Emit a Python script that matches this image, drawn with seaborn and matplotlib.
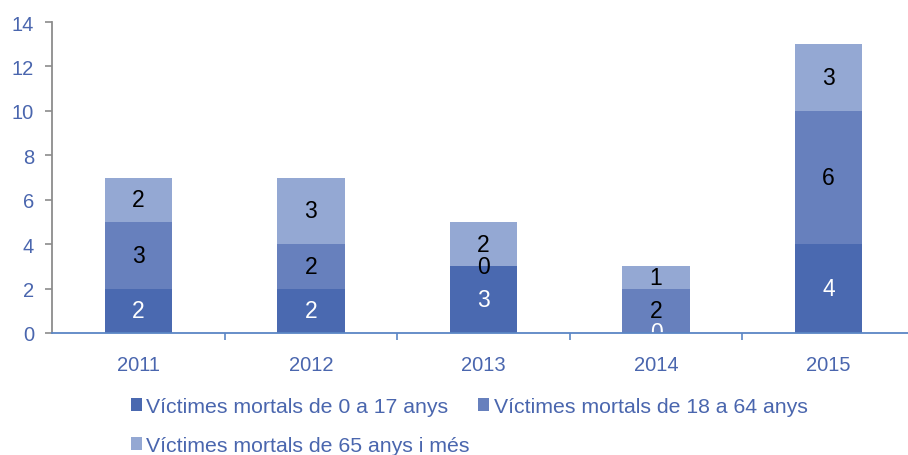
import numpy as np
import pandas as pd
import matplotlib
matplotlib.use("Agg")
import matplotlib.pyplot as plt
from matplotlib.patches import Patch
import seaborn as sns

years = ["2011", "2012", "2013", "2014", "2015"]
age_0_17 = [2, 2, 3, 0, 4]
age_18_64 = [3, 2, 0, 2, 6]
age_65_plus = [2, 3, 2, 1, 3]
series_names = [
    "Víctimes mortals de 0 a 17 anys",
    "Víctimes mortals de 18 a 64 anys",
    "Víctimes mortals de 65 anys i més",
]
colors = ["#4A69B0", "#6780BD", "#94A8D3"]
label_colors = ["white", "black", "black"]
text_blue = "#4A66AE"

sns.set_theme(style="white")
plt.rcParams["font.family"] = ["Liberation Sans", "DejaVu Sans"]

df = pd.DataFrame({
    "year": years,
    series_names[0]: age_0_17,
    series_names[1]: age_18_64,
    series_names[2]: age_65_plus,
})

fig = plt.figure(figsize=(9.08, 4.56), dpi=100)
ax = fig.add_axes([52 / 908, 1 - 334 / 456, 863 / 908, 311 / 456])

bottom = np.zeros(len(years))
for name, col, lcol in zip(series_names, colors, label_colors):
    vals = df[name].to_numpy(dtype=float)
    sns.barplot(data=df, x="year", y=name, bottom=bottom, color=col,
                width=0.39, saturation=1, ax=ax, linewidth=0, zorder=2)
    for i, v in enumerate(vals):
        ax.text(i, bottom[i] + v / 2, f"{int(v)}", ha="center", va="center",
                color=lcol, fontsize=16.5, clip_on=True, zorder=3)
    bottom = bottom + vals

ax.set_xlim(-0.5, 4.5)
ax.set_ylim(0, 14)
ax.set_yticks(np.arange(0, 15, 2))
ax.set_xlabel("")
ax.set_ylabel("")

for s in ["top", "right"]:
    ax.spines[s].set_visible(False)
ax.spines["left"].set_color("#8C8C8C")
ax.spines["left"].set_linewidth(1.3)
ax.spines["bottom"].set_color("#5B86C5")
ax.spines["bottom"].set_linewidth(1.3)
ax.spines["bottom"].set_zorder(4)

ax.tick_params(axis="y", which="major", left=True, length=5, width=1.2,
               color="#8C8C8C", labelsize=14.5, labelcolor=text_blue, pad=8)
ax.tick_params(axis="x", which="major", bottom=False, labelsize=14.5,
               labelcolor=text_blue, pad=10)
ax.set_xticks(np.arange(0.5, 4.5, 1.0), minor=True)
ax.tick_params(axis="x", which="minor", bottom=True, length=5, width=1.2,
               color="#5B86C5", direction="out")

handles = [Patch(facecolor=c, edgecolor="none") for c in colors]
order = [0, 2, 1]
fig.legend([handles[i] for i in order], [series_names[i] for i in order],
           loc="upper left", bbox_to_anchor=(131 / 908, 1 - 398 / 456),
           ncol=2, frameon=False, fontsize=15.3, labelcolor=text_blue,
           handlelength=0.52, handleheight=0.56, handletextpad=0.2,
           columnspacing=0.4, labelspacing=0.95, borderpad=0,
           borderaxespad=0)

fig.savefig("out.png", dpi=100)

▶ **Aim of the task**:
Without including any pictures, print all of the material exactly as given.

▶ **Output of the task**:
Emit a Python script that matches this image, drawn with seaborn and matplotlib.
import numpy as np
import pandas as pd
import matplotlib
matplotlib.use("Agg")
import matplotlib.pyplot as plt
from matplotlib.patches import Patch
import seaborn as sns

years = ["2011", "2012", "2013", "2014", "2015"]
age_0_17 = [2, 2, 3, 0, 4]
age_18_64 = [3, 2, 0, 2, 6]
age_65_plus = [2, 3, 2, 1, 3]
series_names = [
    "Víctimes mortals de 0 a 17 anys",
    "Víctimes mortals de 18 a 64 anys",
    "Víctimes mortals de 65 anys i més",
]
colors = ["#4A69B0", "#6780BD", "#94A8D3"]
label_colors = ["white", "black", "black"]
text_blue = "#4A66AE"

sns.set_theme(style="white")
plt.rcParams["font.family"] = ["Liberation Sans", "DejaVu Sans"]

df = pd.DataFrame({
    "year": years,
    series_names[0]: age_0_17,
    series_names[1]: age_18_64,
    series_names[2]: age_65_plus,
})

fig = plt.figure(figsize=(9.08, 4.56), dpi=100)
ax = fig.add_axes([52 / 908, 1 - 334 / 456, 863 / 908, 311 / 456])

bottom = np.zeros(len(years))
for name, col, lcol in zip(series_names, colors, label_colors):
    vals = df[name].to_numpy(dtype=float)
    sns.barplot(data=df, x="year", y=name, bottom=bottom, color=col,
                width=0.39, saturation=1, ax=ax, linewidth=0, zorder=2)
    for i, v in enumerate(vals):
        ax.text(i, bottom[i] + v / 2, f"{int(v)}", ha="center", va="center",
                color=lcol, fontsize=16.5, clip_on=True, zorder=3)
    bottom = bottom + vals

ax.set_xlim(-0.5, 4.5)
ax.set_ylim(0, 14)
ax.set_yticks(np.arange(0, 15, 2))
ax.set_xlabel("")
ax.set_ylabel("")

for s in ["top", "right"]:
    ax.spines[s].set_visible(False)
ax.spines["left"].set_color("#8C8C8C")
ax.spines["left"].set_linewidth(1.3)
ax.spines["bottom"].set_color("#5B86C5")
ax.spines["bottom"].set_linewidth(1.3)
ax.spines["bottom"].set_zorder(4)

ax.tick_params(axis="y", which="major", left=True, length=5, width=1.2,
               color="#8C8C8C", labelsize=14.5, labelcolor=text_blue, pad=8)
ax.tick_params(axis="x", which="major", bottom=False, labelsize=14.5,
               labelcolor=text_blue, pad=10)
ax.set_xticks(np.arange(0.5, 4.5, 1.0), minor=True)
ax.tick_params(axis="x", which="minor", bottom=True, length=5, width=1.2,
               color="#5B86C5", direction="out")

handles = [Patch(facecolor=c, edgecolor="none") for c in colors]
order = [0, 2, 1]
fig.legend([handles[i] for i in order], [series_names[i] for i in order],
           loc="upper left", bbox_to_anchor=(131 / 908, 1 - 398 / 456),
           ncol=2, frameon=False, fontsize=15.3, labelcolor=text_blue,
           handlelength=0.52, handleheight=0.56, handletextpad=0.2,
           columnspacing=0.4, labelspacing=0.95, borderpad=0,
           borderaxespad=0)

fig.savefig("out.png", dpi=100)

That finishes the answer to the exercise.